Ok so looking back at my 20s I reflect on the army (joined at 19) and how the only good..i'm sorry BEST thing to come out of that mistake is my long lasting continuing 10year friendship with my bff Chris and his wife Tiffany aka my family. If I had to go through that f'n hell all over again, I would do it just cause they are worth it. I got my first fourplex out of it too when I turned 20. The commander would not sign off on me owning property because I was so young and what would I know about managing properties. The bank did not want to proceed without having that letter. IDK where I got my business savvy mind but I told them that if they did NOT process that loan, another bank would. I refuse to let someone in the army dictate my financial situation. Got the loan, and the closed. The commander did not want to give me BAQ to live off-post so I maintained a room in the barracks. One day someone was living in MY space though! Ohhhh HELLLZ nah! I may not live there, but that room is MINE unless you gimme my money. Got back paid two months BAQ! So that was my first property and of course being me not caring what the commander or army thought. Mike does Mike. Period.
So the army days lasted till OCT 2004. After that I took a holiday and got my MCSE! I moved in with my besties (for like 6mos) and bought another 4plex (sold the other one in 2003. What a dump!). This 4plex was beautiful and right off the golf course! Was a real cash cow even till the end (netting 16 off of it). I moved to Kuwait in 2005-2007DEC. I loved being in the desert. This was the first time I got to be a six figga n***a! I was rocking my HS Diploma and showing myself and the world what you can do. I achieved my goal a year early of earning that money by 25. I did it. Good feeling of accomplishment. That's years 24-26.
26-Present I would say focuses on myself coming out of the closet. This was very difficult for me to do. I always wanted the wife, picket fence, and kids (especially to play with my BFFs kids). That wasn't in God's plan though and I threw the towel in. I was tired of never having a relationship and being 26. I wanted to know what love was and have someone else love me. So I've been knocked down and got up and fell down again. Patience is something that will develop with age I suppose. I fell in love with my hero (Marlon) and a heartbreaker who lied to me (Darrell). I have my walls up, I date now but find it hard to be vulnerable just cause I hate the PAIN that comes with love. I seriously do want my prince charming but in time that will come. I have a great group of friends and love that my BFFs live only 40mins away. Some friends have disappeared or just plain nix'ed having me as a friend (PS-And i frankly dont give a f***).

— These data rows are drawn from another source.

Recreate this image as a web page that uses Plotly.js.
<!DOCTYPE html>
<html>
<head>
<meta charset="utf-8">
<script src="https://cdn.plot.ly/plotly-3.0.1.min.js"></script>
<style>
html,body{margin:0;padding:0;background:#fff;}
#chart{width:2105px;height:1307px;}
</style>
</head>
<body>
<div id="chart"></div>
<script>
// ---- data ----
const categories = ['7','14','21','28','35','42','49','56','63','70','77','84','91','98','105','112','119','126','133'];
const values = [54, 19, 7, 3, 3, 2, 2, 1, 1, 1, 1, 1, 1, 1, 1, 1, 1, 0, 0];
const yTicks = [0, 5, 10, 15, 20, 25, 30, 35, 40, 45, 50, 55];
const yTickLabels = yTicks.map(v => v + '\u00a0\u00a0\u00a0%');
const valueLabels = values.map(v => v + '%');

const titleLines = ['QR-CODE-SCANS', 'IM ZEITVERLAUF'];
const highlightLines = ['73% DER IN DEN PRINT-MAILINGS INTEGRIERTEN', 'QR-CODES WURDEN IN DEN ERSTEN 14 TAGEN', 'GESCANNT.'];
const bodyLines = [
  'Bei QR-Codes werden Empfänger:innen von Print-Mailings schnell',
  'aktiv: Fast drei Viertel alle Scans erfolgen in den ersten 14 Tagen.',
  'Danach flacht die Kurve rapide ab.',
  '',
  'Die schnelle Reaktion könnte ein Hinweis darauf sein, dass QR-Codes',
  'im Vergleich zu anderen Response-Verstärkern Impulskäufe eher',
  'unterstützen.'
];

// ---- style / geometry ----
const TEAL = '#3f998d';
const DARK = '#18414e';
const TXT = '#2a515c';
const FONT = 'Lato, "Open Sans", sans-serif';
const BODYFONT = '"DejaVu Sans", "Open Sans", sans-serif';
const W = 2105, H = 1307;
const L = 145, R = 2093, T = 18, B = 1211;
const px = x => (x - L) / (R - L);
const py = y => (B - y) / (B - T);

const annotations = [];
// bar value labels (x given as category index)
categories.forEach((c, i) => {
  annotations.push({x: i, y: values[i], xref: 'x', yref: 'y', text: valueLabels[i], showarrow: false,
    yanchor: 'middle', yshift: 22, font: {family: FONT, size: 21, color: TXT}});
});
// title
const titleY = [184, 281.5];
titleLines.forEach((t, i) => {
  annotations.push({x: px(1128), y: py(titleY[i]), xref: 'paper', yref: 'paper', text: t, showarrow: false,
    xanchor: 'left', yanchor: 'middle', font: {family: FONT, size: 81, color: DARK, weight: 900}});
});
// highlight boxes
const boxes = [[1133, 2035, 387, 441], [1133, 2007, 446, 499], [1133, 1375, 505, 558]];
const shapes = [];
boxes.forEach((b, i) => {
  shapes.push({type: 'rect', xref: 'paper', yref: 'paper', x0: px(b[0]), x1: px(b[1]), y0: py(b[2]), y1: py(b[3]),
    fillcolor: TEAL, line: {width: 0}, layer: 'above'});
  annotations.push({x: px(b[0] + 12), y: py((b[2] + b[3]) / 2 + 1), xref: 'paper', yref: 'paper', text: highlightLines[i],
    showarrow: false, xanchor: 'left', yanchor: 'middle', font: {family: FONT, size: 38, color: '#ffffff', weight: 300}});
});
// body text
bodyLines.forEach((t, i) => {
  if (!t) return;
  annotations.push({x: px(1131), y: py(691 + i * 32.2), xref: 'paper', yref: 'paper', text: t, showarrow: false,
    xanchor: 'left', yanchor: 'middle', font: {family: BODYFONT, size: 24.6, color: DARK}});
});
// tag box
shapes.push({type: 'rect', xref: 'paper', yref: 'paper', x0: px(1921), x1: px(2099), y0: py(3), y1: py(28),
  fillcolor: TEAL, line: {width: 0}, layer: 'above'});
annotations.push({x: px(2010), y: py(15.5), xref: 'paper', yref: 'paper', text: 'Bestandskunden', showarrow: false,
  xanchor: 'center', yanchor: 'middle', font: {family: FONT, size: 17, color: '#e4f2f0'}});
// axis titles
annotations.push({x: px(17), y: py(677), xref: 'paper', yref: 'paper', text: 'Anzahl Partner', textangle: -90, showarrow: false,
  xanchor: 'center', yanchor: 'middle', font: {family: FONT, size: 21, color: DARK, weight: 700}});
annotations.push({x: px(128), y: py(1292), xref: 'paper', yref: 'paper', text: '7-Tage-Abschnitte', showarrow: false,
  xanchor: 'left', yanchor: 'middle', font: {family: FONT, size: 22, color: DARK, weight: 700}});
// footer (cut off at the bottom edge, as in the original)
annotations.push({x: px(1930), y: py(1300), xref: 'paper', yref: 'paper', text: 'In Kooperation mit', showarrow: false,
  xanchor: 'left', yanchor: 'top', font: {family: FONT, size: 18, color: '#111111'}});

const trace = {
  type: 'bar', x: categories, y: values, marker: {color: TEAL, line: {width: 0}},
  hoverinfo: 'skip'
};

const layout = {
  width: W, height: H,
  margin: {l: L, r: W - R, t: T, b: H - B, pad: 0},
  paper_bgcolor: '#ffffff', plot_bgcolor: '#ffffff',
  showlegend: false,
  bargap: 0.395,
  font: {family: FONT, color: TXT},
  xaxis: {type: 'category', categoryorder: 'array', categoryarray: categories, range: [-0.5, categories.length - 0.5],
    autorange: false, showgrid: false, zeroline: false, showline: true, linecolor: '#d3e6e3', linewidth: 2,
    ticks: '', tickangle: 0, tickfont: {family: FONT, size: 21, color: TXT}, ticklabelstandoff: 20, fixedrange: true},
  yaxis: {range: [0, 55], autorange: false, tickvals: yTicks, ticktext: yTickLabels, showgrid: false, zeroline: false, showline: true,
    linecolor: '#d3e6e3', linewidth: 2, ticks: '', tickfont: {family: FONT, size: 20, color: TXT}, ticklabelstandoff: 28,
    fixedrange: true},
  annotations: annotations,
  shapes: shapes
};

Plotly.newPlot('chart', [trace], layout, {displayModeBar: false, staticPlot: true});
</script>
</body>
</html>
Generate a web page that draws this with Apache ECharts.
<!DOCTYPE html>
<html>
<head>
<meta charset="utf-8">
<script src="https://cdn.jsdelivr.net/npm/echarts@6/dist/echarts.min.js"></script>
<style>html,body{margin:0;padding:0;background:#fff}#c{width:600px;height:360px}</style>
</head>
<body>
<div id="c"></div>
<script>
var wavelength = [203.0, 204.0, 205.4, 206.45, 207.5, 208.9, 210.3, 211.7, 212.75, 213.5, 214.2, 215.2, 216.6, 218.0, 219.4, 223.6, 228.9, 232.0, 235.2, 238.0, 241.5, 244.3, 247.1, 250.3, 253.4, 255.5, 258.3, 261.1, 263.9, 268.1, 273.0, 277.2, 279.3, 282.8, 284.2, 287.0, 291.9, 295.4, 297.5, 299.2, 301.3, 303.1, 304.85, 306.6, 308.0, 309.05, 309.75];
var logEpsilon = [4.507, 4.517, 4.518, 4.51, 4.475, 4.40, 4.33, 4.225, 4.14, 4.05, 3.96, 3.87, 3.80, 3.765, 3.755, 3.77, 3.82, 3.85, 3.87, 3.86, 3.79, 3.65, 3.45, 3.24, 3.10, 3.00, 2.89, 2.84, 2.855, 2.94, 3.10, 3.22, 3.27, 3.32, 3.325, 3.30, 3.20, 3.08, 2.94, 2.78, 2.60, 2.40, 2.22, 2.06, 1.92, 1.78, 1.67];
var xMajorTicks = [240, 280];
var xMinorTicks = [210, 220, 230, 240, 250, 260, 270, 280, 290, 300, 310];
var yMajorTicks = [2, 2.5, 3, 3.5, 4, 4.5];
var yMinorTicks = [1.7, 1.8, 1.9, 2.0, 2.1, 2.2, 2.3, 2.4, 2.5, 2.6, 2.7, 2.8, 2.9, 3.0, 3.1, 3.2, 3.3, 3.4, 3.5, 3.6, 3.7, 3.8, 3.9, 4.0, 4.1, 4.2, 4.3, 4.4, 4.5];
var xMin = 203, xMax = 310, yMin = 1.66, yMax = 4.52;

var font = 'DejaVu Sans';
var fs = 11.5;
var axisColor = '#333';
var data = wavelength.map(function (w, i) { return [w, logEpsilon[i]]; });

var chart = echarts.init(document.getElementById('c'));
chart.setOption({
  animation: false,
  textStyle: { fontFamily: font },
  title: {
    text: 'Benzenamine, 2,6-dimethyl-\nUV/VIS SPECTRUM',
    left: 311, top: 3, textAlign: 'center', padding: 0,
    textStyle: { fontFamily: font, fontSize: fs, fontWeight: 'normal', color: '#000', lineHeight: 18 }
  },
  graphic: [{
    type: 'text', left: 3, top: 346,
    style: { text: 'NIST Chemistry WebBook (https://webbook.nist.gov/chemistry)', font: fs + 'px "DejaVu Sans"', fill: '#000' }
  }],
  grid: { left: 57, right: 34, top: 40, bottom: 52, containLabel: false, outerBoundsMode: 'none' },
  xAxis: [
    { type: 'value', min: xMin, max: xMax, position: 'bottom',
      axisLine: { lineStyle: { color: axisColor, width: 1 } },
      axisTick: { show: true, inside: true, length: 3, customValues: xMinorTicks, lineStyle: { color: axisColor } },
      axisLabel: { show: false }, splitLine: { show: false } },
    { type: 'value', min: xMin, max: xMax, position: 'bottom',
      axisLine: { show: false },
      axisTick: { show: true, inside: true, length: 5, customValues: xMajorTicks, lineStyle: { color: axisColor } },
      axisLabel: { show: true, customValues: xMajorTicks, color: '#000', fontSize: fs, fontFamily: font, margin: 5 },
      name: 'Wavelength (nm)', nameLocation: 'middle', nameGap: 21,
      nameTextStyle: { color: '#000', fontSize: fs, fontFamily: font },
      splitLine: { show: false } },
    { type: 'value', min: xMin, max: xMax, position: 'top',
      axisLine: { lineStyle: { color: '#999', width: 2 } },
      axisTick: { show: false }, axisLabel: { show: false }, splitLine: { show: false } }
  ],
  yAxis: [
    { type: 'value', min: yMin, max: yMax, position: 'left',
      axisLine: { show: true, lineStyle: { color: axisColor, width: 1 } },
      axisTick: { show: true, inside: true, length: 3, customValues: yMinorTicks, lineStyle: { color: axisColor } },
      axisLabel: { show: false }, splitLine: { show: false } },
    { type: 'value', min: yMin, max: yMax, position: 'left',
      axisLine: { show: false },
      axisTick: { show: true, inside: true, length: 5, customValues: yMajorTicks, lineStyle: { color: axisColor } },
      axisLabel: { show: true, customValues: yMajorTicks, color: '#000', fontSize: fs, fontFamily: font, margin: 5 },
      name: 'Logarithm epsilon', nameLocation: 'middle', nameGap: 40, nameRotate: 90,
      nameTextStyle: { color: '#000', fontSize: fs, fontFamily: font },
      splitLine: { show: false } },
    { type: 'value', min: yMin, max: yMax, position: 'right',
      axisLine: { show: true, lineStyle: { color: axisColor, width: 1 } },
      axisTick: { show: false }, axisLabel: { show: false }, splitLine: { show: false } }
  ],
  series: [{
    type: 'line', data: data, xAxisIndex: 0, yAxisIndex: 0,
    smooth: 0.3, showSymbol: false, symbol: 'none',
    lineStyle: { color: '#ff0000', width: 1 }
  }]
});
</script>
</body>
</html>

Maybe 30 will be the best decade of my life! But to sum up what's going on now, I'm 29, have a terrific dog that I love and she loves me and a new job! I am a Microsoft Engineer! F'n did it! To all those who want to shine and excel in life here's a tip. It's not the piece of paper that you hang on a wall. ... ....it's that CPU in-between your EARS!
Tomorrow is my first day on the job! I will be re-hiring my maids and getting a dog walking service for lil miss Reese. Gym will have to be done around 8pm. Pre-30s are great! Bring it on June!